GENERIS® software creates Life Cycle Assessment
The first step is to use Fraunhofer IBP’s GENERIS® software tool, which enables the life cycle-oriented planning, mapping and assessment of buildings. This is where the Fraunhofer experts’ decades of experience in the field of sustainability, especially in environmentally friendly construction, come into play, including, for example, precise knowledge of all building materials used. Robert Ilg, responsible for business unit development at Fraunhofer IBP and an expert in Life Cycle Assessment, explains: “With GENERIS®, we can create a detailed Life Cycle Assessment for different types of buildings. The key indicators for all relevant components, such as building materials, facade materials, insulation and thermal control materials or the planned heating system are included in the assessment for the entire life cycle of the building.” The Life Cycle Assessment that is created is based on DIN standards DIN EN ISO 14040 and DIN EN ISO 14044.
For this purpose, the IBP experts draw on large databases of building materials. Using their software, they can model a building from an extensive catalog of standard constructions, enter pre-calculated operating parameters and subsequently evaluate the construction project. On this basis, it is possible to simultaneously create individual constructions including layer structures and to insert them into the upcoming construction project. There are also pre-filled building profiles for particularly common house types, to which only specific changes — for example the energy standard or the construction design — need to be made.

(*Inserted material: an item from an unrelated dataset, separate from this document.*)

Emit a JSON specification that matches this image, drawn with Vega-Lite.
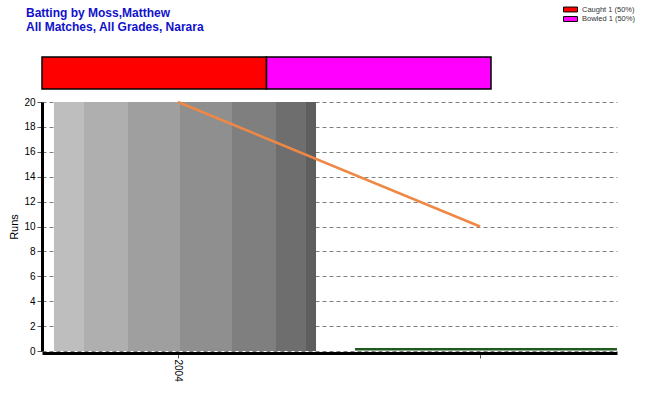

Using GENERIS®, an architect or construction company can determine the environmental effects of individual building materials early on in the planning phase and optimize the selection of the building materials to be used accordingly. The tool shows factors such as climate change potential, and a variety of other environmental impacts, in quantitative form. The entire life cycle is taken into account — from the extraction of resources in nature, through the production and use phases, right up to disposal or recycling.
Risk evaluation for project developers and credit institutions
Once the Life Cycle Assessment has been prepared, the data are transferred via interface to the jointly developed software module where the project partner’s economic indicators are integrated. This module completes the environmental assessment with the business analysis. “We create a scenario-based risk module that allows risks such as construction costs, rental income and property value performance to be assessed. Long-term aspects such as potential rental income, maintenance measures that will be required in the future and market dynamics are also taken into account,” explains Prof. Dr. Konrad Wimmer, executive partner at msg GillardonBSM AG. Once the profile of the respective construction project or building has been recorded along with the relevant ecological and economic indicators, the bank or financial institution can check the profile and make a loan offer accordingly.
“The practical advantage of our joint solution for customers is that it significantly speeds up the calculation of all the data needed for financial planning and lending,” says Wimmer. Prospective buyers can check sustainability and future costs on the basis of reliable figures and data from a single source and use them directly. Project developers and credit institutions have the opportunity to calculate environmental aspects and profitability at an early stage. “This combination also increases the chance of transparently mapping information for sustainable investments, as the CO2 prices of investments, which are likely to rise sharply in the future, are also mapped transparently,” Ilg is pleased to report.
The software suite from the Fraunhofer IBP and msg GillardonBSM partnership is available as a prototype. The next step is to prepare the licensing for the market.